POWER-ONE, INC.
ELIGIBLE DIRECTOR
NONQUALIFIED STOCK OPTION AGREEMENT
THIS AGREEMENT dated as of the first day of October, 1997, between
Power-One, Inc., a Delaware corporation (the "Corporation"), and
___________________ (the "Director").
W I T N E S S E T H
WHEREAS, the Corporation has adopted and the stockholders of the
Corporation have approved the Power-One, Inc. 1996 Stock Incentive Plan, as
amended (the "Plan").
WHEREAS, pursuant to Article 7 of the Plan, the Corporation has
granted an option (the "Option") to the Director upon the terms and
conditions evidenced hereby, as required by the Plan, which Option is not an
incentive stock option within the meaning of Section 422 of the Code.

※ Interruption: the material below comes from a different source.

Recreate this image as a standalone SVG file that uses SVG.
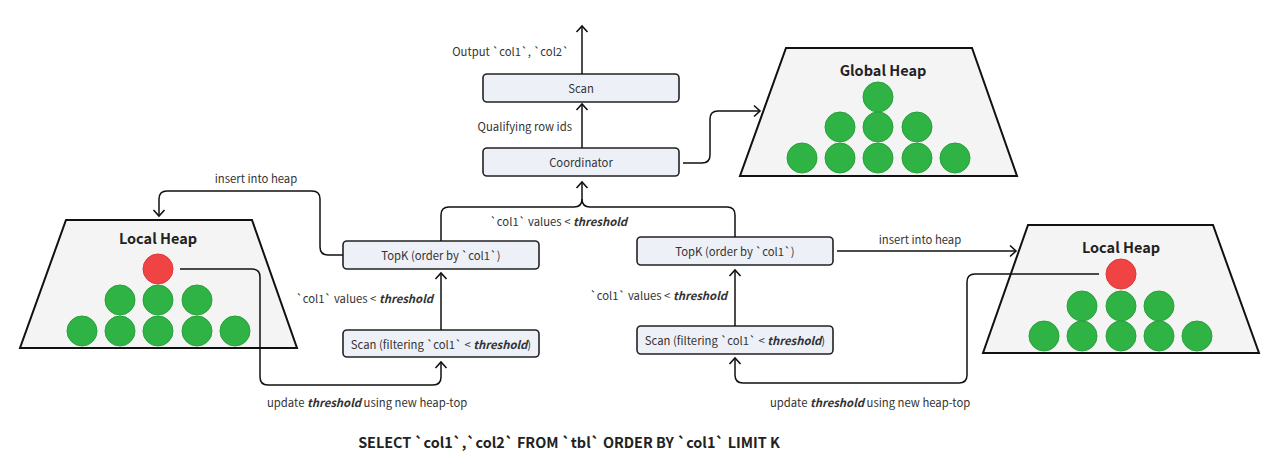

NOW, THEREFORE, in consideration of the services rendered and to be
rendered by the Director, the Corporation and the Director agree to the terms
and conditions set forth herein as required by the terms of the Plan.
1. OPTION GRANT. This Agreement evidences the grant to the
Director, as of October 1, 1997 (the "Option Date"), of an Option to purchase
an aggregate of 60,000 shares of Common Stock, par value .001 per share,
under Section 7.2 of the Plan, subject to the terms and conditions and to
adjustment as set forth herein or in the Plan.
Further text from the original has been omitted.